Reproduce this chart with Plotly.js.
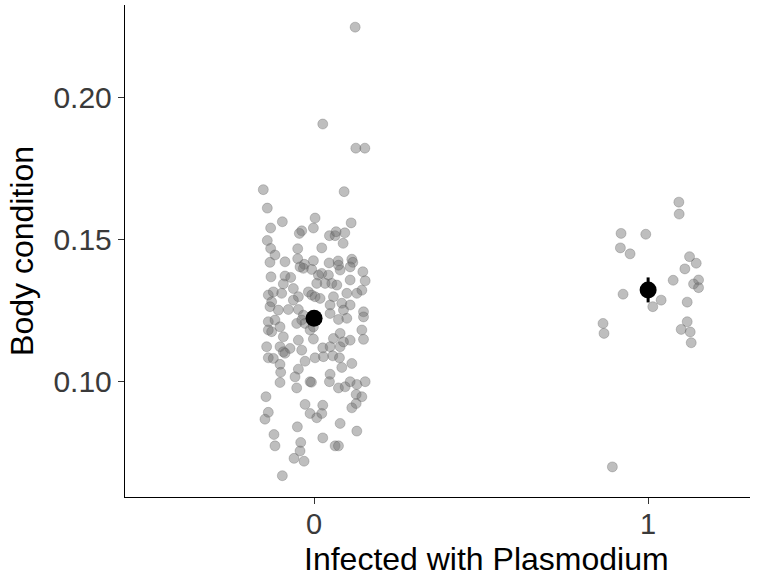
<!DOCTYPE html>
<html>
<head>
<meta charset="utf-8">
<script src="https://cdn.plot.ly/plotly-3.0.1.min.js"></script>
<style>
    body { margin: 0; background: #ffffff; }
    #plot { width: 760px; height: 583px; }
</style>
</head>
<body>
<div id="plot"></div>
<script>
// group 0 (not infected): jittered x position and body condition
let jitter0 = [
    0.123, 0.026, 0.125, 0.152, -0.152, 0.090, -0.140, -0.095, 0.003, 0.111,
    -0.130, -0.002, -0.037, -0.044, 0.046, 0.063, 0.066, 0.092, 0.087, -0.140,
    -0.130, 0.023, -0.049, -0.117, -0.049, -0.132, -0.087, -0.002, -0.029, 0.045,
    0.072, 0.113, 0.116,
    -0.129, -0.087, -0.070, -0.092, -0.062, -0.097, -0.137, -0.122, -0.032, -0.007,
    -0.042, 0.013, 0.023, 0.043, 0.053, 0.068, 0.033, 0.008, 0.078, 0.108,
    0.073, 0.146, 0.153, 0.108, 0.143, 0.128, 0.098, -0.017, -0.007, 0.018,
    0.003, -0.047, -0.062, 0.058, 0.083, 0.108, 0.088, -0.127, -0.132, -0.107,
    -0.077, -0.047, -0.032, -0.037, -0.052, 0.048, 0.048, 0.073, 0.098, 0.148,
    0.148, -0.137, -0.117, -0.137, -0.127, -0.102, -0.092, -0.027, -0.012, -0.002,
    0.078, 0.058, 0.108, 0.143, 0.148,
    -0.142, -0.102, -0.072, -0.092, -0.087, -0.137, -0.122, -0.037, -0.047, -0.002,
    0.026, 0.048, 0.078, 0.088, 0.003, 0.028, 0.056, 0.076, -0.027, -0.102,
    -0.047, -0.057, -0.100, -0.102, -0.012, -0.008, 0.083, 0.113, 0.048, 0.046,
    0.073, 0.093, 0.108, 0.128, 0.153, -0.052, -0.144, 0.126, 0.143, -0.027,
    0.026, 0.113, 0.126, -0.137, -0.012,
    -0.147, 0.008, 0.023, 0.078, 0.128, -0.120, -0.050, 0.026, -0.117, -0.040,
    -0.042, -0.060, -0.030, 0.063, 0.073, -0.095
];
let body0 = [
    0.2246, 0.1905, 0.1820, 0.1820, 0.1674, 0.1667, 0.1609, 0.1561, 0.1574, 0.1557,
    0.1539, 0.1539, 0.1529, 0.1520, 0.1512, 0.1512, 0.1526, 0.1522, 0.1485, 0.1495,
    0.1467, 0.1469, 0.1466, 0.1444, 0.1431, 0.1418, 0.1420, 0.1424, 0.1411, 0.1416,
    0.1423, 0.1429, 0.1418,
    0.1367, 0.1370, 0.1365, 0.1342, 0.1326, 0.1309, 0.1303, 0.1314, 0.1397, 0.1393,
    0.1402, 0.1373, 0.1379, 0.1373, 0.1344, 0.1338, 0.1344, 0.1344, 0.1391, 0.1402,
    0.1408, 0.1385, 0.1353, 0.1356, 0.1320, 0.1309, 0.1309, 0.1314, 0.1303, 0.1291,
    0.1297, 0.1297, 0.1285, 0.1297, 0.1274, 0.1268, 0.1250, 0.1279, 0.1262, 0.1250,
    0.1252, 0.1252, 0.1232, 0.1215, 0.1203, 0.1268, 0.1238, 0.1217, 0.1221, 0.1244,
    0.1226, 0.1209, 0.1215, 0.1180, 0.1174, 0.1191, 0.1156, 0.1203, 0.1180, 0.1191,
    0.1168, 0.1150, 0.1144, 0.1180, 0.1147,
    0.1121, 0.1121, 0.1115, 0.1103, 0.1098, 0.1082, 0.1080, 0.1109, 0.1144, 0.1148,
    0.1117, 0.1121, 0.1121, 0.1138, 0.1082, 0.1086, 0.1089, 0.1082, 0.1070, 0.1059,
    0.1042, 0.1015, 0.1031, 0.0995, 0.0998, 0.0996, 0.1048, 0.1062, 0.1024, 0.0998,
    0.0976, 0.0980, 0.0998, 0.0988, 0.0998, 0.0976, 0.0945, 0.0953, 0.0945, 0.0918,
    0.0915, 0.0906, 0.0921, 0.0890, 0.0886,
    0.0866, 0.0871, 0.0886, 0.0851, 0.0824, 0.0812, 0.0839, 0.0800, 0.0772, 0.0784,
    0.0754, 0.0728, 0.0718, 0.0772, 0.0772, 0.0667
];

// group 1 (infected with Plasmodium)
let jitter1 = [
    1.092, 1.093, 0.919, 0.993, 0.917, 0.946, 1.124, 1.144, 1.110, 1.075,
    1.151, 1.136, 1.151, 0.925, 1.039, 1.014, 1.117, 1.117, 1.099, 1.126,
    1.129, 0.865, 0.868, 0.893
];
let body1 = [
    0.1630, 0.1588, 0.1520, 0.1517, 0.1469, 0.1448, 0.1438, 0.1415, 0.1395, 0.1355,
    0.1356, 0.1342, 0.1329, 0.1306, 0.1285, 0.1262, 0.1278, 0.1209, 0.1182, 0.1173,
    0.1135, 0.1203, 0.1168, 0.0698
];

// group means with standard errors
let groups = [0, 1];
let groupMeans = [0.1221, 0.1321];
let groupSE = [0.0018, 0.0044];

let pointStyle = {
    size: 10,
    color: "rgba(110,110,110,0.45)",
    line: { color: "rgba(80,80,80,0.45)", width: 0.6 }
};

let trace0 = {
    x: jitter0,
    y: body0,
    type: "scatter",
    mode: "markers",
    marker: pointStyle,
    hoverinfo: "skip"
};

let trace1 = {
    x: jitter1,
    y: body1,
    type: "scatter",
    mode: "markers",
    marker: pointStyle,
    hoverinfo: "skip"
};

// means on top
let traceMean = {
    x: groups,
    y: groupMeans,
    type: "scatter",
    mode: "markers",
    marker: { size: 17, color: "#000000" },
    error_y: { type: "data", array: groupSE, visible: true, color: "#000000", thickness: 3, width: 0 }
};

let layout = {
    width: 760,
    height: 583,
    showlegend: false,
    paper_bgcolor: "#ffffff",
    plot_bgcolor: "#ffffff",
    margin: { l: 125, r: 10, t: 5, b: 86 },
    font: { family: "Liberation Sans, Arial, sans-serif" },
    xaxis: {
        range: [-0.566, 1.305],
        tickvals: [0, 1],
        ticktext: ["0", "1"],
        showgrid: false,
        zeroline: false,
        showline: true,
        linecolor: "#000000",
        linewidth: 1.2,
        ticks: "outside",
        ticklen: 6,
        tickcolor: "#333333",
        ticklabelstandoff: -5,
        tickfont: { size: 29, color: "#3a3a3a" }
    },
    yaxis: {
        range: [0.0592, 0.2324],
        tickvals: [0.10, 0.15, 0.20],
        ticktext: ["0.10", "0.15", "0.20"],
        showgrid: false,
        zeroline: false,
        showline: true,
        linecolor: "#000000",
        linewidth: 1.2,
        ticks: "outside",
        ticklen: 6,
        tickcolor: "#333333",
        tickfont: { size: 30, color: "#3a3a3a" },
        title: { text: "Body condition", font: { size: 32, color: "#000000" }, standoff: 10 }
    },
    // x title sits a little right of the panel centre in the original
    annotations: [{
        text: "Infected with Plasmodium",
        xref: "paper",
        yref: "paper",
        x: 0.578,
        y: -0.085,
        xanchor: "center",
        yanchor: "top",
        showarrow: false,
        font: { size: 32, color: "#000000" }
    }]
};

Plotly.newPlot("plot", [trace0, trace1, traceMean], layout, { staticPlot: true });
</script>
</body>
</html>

++++

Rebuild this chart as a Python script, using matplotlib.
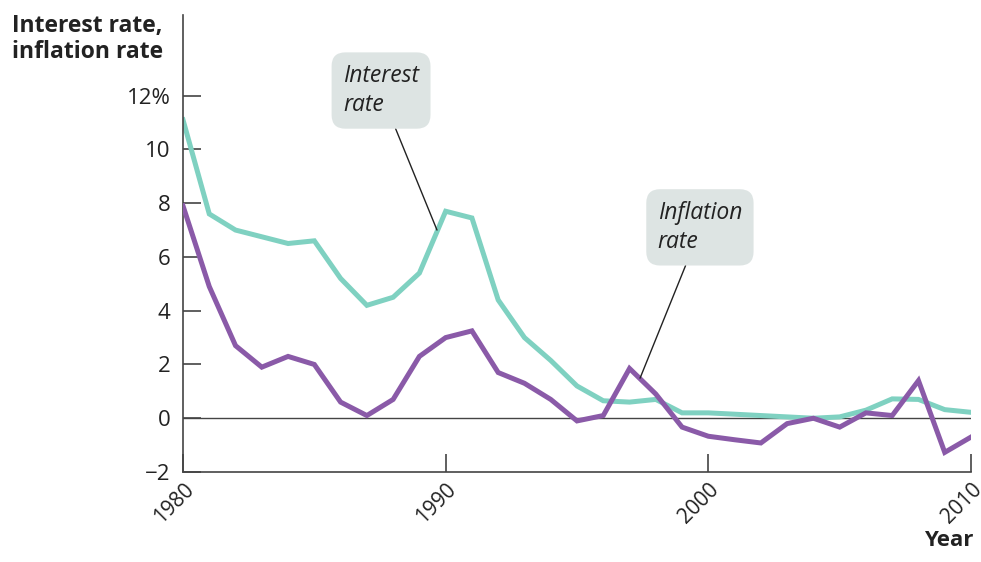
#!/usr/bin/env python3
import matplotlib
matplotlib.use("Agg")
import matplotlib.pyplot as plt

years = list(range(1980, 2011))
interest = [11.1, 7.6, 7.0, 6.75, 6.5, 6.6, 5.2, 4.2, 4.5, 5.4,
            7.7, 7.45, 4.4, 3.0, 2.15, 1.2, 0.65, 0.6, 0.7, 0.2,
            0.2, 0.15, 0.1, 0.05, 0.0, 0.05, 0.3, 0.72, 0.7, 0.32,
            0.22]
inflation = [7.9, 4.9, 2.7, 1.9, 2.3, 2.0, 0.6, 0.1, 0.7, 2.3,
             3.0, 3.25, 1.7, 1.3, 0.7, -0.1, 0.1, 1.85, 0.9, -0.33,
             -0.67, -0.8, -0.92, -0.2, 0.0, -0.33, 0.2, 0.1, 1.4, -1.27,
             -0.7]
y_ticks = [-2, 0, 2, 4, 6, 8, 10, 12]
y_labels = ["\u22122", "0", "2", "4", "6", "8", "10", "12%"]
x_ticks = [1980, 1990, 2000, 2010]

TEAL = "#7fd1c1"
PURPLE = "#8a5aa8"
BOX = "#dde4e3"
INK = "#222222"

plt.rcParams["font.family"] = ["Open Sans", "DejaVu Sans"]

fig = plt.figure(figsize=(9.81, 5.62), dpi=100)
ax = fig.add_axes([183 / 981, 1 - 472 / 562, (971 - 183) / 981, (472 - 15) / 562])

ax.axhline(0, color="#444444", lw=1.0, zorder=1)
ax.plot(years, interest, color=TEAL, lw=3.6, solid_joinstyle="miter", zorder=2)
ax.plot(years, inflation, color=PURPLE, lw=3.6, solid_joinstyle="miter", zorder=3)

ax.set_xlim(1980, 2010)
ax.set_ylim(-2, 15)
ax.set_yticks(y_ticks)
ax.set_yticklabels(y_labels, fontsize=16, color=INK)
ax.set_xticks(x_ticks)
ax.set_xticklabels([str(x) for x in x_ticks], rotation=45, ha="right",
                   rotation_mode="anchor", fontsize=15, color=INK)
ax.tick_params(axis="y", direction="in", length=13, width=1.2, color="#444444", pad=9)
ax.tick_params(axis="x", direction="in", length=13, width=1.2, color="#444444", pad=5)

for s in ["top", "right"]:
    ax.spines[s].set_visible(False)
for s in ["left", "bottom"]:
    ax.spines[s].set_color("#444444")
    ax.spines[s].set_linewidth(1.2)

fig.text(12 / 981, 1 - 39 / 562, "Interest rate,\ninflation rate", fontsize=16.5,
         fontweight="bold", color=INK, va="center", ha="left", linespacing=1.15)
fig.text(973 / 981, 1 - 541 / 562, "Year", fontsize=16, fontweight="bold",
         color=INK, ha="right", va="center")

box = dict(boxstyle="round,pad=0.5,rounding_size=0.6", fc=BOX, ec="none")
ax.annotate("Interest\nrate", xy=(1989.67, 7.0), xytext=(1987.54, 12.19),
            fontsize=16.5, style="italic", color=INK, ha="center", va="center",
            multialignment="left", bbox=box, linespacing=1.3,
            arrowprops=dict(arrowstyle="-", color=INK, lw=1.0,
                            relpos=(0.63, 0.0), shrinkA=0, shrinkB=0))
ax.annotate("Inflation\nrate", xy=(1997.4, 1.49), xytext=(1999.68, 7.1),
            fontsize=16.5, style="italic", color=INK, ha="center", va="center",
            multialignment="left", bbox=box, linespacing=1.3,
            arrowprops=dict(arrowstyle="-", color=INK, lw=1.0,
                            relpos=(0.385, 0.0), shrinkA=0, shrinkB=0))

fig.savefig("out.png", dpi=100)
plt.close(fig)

++++

Look above for the line with "Rebuild this chart", then print it and each line after it down to and including the line with "import matplotlib.pyplot as plt". Leave out the pictures and keep the wording exact.

Rebuild this chart as a Python script, using matplotlib.
#!/usr/bin/env python3
import matplotlib
matplotlib.use("Agg")
import matplotlib.pyplot as plt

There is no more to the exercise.